Overall, supply of young cattle remains strong, at 15K head, while total east coast yarding jumped 23% week on week to 50K head. Yardings continue to track strongly for this time of year, at 5% above 2022 levels. High supply continues to have the impact of putting downward pressure on market prices.
Slaughter jumped by 23% week on week to 110K head; this is 22% above the level seen this time last year, indicating that capacity is continuing to improve, as processors are taking advantage of the lower prices for cattle on offer at present. That said, demand from this channel is not strong enough to hold prices up or encourage restocker demand.
The usual key selling centres of Dalby, Roma store, Dubbo, and Wagga contributed 56% of the index. Dalby steers sold at 742¢/kg cwt, while Dubbo traded lower, at 721¢/kg cwt. Further south, Wagga Wagga steers also moved at an average price of 742¢/kg cwt.
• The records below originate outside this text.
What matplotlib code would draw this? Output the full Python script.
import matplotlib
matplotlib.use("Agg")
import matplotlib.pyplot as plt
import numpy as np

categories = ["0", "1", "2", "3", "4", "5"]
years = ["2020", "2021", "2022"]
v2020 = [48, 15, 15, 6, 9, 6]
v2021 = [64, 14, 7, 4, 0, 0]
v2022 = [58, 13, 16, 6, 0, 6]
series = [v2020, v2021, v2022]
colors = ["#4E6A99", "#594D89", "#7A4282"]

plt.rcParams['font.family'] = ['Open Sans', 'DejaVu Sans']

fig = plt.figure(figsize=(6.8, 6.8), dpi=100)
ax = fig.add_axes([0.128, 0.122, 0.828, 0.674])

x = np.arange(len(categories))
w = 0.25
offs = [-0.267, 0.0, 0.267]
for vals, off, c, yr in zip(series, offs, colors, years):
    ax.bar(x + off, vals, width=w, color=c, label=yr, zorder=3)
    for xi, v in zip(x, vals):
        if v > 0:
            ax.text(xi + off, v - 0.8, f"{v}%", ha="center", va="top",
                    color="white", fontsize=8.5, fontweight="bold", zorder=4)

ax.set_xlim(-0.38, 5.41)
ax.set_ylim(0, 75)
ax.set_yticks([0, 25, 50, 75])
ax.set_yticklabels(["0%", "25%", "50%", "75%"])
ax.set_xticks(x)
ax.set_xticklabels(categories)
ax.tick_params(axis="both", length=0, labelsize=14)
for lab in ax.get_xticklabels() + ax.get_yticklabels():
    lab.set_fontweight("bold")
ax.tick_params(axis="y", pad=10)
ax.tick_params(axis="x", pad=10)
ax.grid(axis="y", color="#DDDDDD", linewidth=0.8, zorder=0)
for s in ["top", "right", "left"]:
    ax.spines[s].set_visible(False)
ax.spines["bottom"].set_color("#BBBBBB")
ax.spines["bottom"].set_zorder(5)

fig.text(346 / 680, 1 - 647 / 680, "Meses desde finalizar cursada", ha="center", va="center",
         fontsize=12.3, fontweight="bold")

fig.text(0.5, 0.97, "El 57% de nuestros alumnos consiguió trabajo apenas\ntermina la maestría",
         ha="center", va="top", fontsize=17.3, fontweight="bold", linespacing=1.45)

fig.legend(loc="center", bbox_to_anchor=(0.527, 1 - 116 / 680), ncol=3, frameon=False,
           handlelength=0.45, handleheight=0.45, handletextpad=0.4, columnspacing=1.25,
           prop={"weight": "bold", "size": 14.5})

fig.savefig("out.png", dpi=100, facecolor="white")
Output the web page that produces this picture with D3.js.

Market reports indicated that some export buyers were absent at Roma. In Dalby, vendors from further afield including far western QLD, SA, and NSW were trying their luck in the marketplace. In Wagga, demand for well-bred quality light steers was reported as weak, and lower quality cattle struggled, resulting in wide price spreads. Competition for heavy steers was solid from processors and lot feeders.
The BOM has predicted potential exposure to a moderate El Niño weather system by July. It must be noted that BOM’s climate models are quite aggressive, and pessimistic compared to other international ENSO forecasts.
There are no new updates regarding the mad cow (BSE) case that was discovered last week in Brazil, with the official Brazilian Ministry of Agriculture and livestock website silent on the matter. The general consensus among trade commentators, including Steiner consulting is that if the case remains confirmed as “atypical” the trade suspension with China will not drag on for three months as it did in 2021, due to the prompt reporting of this case.
Steiner’s analysis is that the impact of a short four-week suspension of beef trade between China and Brazil will be negligible upon global beef markets, as it is assumed import orders post a ban lift would be larger to account for lack of volume in March. Australia and the US may win a few extra beef orders in the coming weeks, but it’s unlikely to add materially to demand unless Chinese consumers become warier of Brazilian products due to food safety concerns.
US frozen cow 90CL prices saw another promising increase last week, gaining US2.5¢c (1%) to close at 238.5¢US/lb, or +15¢/kg (2%) to 766¢/kg in AUD terms. Steiner reports that US cow slaughter continues to fall back, with early February kill rates running at 13% below that seen a year ago in Feb 2022.
In the last month, the US domestic beef benchmark, the “choice cutout” has lifted US20¢ (7%) to 287¢/lb. In contrast, the monthly gain in imported Australian 90CL prices has been just 4%. This suggests that Australian lean beef represents good relative value to US buyers currently, meaning that it has scope for further appreciation going forward.
The week ahead….
The Brazilian mad cow (BSE) scare is looking less likely to have a major direct impact on our markets, but we shouldn’t take our eye off the situation.
Closer to home, most producers will be more carefully assessing their grass budgets for the coming year and monitoring precipitation given the looming threat of El Niño on the horizon. Keep in mind that an El Niño in Australia may mean a strong rebuild in the US as their conditions improve, which will provide support to prices.